▶ _STATED PROBLEM_
Only the lines from the line containing "Generate a Python" to the line containing "return 1 - p / H", with both of those lines, are to be repeated exactly. Leave the images out.

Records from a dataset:
================================

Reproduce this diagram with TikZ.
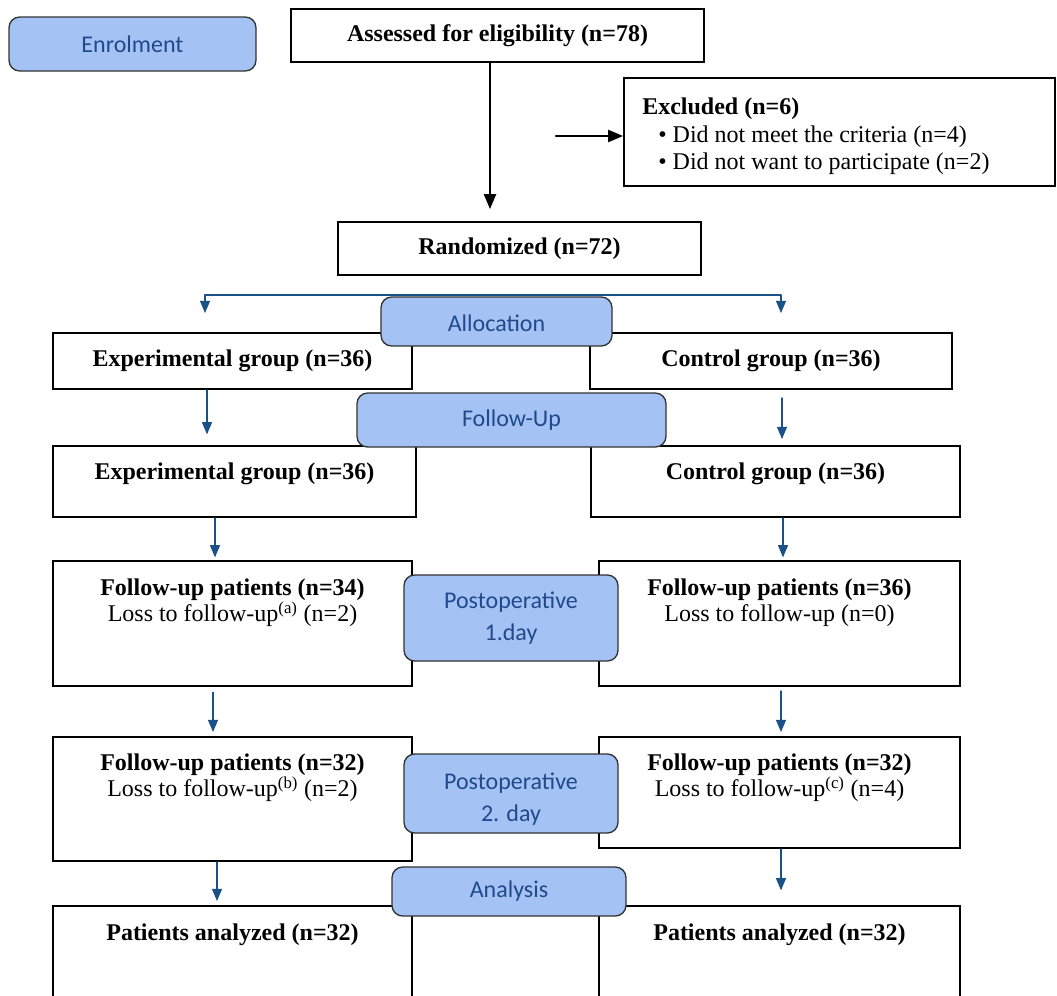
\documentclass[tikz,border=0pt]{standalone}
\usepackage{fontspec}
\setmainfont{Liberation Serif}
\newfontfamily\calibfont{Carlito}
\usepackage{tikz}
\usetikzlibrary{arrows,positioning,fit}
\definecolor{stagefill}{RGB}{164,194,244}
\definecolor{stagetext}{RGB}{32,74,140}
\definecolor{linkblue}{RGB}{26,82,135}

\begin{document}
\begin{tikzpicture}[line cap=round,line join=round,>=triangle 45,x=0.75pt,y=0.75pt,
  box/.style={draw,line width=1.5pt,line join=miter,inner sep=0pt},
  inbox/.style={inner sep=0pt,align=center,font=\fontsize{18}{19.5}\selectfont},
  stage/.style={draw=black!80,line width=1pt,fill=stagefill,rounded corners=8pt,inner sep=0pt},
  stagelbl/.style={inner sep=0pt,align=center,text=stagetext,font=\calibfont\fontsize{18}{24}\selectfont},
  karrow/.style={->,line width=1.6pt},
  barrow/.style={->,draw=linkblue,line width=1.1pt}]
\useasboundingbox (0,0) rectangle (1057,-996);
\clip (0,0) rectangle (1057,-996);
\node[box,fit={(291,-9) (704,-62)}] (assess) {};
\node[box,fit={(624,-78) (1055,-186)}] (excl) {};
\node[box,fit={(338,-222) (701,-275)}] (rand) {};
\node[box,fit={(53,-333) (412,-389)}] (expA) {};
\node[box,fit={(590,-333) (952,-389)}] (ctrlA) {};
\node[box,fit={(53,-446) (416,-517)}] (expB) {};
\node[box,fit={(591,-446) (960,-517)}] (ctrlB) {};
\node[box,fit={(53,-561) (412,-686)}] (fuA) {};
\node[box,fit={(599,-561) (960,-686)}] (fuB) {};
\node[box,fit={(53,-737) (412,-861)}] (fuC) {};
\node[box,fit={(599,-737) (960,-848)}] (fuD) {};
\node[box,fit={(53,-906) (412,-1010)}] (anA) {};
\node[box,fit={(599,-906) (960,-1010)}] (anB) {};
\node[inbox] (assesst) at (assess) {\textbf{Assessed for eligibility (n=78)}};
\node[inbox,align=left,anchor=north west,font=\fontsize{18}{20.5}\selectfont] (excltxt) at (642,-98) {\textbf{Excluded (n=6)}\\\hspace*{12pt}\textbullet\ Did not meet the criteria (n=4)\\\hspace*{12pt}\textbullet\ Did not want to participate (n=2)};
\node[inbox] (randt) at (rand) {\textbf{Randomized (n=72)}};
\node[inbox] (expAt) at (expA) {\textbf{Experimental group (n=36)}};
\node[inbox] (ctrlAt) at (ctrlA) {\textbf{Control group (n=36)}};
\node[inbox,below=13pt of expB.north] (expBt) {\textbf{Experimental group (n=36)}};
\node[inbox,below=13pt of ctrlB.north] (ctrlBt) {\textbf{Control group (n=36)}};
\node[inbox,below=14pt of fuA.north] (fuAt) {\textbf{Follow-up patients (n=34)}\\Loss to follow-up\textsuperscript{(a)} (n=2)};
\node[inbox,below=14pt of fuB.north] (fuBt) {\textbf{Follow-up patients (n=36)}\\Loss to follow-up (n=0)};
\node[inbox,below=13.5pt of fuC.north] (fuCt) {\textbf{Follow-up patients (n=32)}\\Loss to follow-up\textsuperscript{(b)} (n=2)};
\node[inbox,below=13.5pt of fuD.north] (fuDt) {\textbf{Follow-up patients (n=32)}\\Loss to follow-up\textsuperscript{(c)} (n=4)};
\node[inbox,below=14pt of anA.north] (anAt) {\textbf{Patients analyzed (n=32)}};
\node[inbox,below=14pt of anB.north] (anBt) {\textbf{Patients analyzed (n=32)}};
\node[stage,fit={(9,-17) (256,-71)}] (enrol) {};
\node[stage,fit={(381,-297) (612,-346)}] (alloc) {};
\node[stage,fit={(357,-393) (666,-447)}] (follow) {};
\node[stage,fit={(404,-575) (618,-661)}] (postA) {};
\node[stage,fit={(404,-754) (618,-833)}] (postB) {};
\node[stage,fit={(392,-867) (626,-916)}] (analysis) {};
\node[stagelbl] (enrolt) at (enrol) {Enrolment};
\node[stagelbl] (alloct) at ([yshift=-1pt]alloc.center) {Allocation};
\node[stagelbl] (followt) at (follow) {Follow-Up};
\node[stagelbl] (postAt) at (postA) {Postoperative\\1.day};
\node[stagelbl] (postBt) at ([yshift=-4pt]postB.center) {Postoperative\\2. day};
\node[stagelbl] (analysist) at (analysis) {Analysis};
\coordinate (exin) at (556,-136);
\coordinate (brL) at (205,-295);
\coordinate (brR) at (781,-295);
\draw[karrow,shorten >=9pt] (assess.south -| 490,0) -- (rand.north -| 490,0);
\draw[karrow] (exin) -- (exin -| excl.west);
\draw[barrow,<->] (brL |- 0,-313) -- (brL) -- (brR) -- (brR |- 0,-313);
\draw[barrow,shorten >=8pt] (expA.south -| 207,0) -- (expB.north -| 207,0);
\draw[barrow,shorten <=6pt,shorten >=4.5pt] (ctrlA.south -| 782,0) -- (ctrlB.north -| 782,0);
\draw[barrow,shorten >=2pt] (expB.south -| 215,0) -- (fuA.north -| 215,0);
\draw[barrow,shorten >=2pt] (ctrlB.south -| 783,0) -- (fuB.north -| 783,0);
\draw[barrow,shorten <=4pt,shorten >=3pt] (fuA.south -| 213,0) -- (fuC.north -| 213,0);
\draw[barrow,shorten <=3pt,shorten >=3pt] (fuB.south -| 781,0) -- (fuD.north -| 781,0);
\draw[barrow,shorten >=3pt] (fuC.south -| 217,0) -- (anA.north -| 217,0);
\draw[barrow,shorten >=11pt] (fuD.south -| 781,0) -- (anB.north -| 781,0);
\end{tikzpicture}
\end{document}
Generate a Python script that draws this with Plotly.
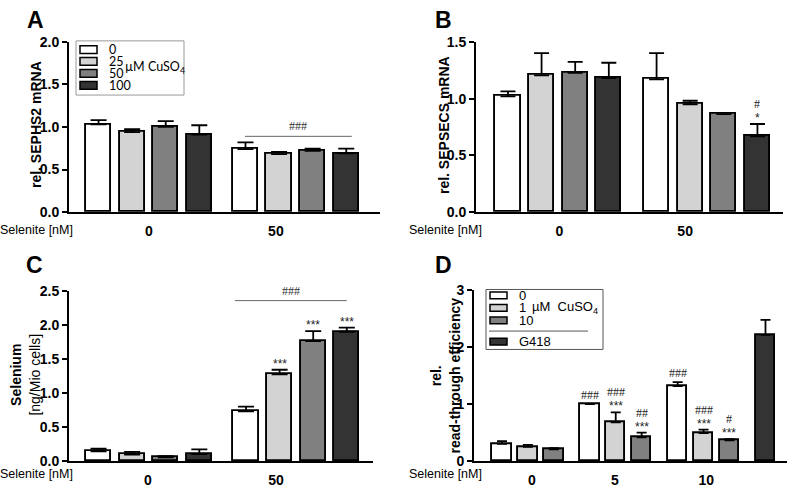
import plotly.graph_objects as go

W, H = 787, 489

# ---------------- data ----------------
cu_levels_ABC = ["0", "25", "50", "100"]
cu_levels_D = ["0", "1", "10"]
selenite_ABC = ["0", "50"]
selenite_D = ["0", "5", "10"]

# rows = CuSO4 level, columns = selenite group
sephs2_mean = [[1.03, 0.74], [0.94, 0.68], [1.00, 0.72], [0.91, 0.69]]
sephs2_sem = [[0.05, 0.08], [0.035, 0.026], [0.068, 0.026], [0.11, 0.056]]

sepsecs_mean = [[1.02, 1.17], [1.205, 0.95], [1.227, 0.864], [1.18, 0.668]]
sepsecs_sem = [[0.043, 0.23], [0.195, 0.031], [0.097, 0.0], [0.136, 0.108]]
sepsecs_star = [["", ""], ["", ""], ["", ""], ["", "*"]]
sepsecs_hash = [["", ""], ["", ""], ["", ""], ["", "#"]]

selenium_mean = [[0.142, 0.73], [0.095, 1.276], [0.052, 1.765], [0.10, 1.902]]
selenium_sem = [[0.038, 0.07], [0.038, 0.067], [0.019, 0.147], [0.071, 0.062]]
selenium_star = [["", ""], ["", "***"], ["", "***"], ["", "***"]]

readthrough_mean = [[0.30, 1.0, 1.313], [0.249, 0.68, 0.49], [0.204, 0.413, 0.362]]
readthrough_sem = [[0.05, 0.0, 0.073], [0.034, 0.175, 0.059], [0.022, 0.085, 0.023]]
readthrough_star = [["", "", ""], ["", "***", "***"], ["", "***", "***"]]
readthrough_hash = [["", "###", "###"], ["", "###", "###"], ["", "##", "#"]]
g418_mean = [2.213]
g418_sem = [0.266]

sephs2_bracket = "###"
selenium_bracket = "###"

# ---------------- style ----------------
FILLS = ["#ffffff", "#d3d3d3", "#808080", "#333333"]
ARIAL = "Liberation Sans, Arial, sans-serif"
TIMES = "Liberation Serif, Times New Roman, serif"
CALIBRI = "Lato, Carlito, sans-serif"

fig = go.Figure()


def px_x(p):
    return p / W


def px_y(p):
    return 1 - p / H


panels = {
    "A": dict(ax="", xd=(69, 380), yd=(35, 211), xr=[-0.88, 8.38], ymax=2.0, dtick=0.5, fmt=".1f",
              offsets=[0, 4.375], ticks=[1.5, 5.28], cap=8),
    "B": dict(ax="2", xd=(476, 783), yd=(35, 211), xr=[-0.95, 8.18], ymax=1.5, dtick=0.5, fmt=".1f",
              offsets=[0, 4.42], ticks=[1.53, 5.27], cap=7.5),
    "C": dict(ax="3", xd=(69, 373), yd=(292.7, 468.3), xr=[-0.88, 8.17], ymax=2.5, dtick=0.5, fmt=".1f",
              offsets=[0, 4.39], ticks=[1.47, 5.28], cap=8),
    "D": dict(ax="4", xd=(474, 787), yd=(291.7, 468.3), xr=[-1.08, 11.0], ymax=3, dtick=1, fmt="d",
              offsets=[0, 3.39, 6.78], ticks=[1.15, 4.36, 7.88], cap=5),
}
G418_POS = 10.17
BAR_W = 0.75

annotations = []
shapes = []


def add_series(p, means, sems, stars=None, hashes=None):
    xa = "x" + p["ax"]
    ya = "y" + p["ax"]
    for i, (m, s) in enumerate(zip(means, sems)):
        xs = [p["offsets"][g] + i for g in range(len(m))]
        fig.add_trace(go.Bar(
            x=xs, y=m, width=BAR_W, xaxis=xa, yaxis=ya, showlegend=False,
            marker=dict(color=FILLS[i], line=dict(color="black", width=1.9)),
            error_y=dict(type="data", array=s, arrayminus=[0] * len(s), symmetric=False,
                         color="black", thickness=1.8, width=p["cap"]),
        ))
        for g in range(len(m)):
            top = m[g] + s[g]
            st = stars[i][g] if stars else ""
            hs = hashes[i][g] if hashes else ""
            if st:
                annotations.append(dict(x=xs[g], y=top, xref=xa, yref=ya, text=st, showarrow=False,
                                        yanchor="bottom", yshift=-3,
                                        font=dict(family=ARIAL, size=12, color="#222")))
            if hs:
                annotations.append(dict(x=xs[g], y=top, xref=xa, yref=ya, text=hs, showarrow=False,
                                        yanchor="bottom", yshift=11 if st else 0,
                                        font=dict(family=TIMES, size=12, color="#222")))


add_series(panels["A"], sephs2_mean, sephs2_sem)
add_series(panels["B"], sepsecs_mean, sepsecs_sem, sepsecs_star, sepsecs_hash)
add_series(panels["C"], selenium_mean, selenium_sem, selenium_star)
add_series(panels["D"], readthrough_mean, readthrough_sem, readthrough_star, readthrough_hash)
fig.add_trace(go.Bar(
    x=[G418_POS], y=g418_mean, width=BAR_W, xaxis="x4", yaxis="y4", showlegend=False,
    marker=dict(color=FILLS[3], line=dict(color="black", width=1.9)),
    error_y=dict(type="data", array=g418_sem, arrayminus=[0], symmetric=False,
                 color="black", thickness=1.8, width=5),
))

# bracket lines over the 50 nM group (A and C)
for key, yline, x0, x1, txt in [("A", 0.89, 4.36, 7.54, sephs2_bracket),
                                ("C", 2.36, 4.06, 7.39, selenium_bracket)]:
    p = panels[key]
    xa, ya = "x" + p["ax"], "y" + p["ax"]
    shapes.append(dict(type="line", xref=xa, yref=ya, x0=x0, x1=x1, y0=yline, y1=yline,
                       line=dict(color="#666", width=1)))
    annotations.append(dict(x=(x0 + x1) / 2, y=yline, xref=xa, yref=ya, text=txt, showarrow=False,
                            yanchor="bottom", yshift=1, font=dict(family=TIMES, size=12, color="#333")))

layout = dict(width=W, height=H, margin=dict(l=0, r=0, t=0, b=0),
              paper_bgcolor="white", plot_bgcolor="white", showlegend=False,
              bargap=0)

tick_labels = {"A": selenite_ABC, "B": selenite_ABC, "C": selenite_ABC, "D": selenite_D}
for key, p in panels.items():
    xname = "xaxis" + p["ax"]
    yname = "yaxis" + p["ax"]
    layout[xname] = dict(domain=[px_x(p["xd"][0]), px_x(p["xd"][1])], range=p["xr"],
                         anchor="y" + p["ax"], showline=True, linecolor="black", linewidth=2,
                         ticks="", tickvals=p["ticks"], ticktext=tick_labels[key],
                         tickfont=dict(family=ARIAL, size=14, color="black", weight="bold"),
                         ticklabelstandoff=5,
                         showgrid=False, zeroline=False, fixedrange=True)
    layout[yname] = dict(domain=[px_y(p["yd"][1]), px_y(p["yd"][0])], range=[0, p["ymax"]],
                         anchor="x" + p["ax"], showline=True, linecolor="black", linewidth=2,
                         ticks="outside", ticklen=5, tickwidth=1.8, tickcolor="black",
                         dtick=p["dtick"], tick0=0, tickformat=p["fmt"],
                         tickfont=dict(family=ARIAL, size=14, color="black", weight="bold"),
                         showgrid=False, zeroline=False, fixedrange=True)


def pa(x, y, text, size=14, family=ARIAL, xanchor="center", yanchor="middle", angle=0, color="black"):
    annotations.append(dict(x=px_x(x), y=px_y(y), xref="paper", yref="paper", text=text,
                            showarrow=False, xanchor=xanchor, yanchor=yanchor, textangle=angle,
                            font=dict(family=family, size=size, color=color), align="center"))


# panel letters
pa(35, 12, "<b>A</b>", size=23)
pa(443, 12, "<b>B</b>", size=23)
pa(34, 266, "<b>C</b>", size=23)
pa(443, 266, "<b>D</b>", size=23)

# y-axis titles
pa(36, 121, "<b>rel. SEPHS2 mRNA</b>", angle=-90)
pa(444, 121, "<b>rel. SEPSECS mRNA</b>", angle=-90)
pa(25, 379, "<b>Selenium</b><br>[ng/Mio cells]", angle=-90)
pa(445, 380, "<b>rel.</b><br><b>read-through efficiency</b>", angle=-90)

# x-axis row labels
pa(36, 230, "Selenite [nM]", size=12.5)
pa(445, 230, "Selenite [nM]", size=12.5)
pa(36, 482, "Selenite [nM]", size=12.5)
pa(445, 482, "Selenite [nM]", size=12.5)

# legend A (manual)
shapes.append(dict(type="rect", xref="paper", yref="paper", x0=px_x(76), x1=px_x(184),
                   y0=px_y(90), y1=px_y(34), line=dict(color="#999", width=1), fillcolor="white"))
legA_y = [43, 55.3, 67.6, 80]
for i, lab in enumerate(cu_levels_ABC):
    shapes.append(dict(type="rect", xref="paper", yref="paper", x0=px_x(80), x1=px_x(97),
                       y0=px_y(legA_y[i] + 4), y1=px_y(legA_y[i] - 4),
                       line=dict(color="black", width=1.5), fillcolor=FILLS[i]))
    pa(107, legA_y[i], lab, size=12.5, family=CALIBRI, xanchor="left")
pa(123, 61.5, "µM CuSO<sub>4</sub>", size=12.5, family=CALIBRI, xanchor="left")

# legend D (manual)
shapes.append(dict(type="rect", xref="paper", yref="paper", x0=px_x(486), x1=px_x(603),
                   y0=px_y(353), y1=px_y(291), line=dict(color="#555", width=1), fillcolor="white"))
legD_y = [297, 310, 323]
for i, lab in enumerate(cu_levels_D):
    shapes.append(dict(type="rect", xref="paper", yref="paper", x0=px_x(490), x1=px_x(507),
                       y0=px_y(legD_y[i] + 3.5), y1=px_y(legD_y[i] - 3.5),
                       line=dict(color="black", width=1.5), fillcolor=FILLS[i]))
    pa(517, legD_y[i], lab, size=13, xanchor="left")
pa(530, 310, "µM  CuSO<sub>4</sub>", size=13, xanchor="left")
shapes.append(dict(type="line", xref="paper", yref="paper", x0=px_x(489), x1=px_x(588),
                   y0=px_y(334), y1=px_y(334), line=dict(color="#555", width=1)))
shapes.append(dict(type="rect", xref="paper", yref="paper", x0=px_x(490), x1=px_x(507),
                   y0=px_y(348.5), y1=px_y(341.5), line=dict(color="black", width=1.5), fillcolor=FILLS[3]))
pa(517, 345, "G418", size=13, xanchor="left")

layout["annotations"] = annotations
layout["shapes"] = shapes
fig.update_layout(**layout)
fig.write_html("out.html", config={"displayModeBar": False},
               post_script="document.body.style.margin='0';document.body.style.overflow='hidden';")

================================

▶ _OUTPUT FOR THIS EXERCISE_
Generate a Python script that draws this with Plotly.
import plotly.graph_objects as go

W, H = 787, 489

# ---------------- data ----------------
cu_levels_ABC = ["0", "25", "50", "100"]
cu_levels_D = ["0", "1", "10"]
selenite_ABC = ["0", "50"]
selenite_D = ["0", "5", "10"]

# rows = CuSO4 level, columns = selenite group
sephs2_mean = [[1.03, 0.74], [0.94, 0.68], [1.00, 0.72], [0.91, 0.69]]
sephs2_sem = [[0.05, 0.08], [0.035, 0.026], [0.068, 0.026], [0.11, 0.056]]

sepsecs_mean = [[1.02, 1.17], [1.205, 0.95], [1.227, 0.864], [1.18, 0.668]]
sepsecs_sem = [[0.043, 0.23], [0.195, 0.031], [0.097, 0.0], [0.136, 0.108]]
sepsecs_star = [["", ""], ["", ""], ["", ""], ["", "*"]]
sepsecs_hash = [["", ""], ["", ""], ["", ""], ["", "#"]]

selenium_mean = [[0.142, 0.73], [0.095, 1.276], [0.052, 1.765], [0.10, 1.902]]
selenium_sem = [[0.038, 0.07], [0.038, 0.067], [0.019, 0.147], [0.071, 0.062]]
selenium_star = [["", ""], ["", "***"], ["", "***"], ["", "***"]]

readthrough_mean = [[0.30, 1.0, 1.313], [0.249, 0.68, 0.49], [0.204, 0.413, 0.362]]
readthrough_sem = [[0.05, 0.0, 0.073], [0.034, 0.175, 0.059], [0.022, 0.085, 0.023]]
readthrough_star = [["", "", ""], ["", "***", "***"], ["", "***", "***"]]
readthrough_hash = [["", "###", "###"], ["", "###", "###"], ["", "##", "#"]]
g418_mean = [2.213]
g418_sem = [0.266]

sephs2_bracket = "###"
selenium_bracket = "###"

# ---------------- style ----------------
FILLS = ["#ffffff", "#d3d3d3", "#808080", "#333333"]
ARIAL = "Liberation Sans, Arial, sans-serif"
TIMES = "Liberation Serif, Times New Roman, serif"
CALIBRI = "Lato, Carlito, sans-serif"

fig = go.Figure()


def px_x(p):
    return p / W


def px_y(p):
    return 1 - p / H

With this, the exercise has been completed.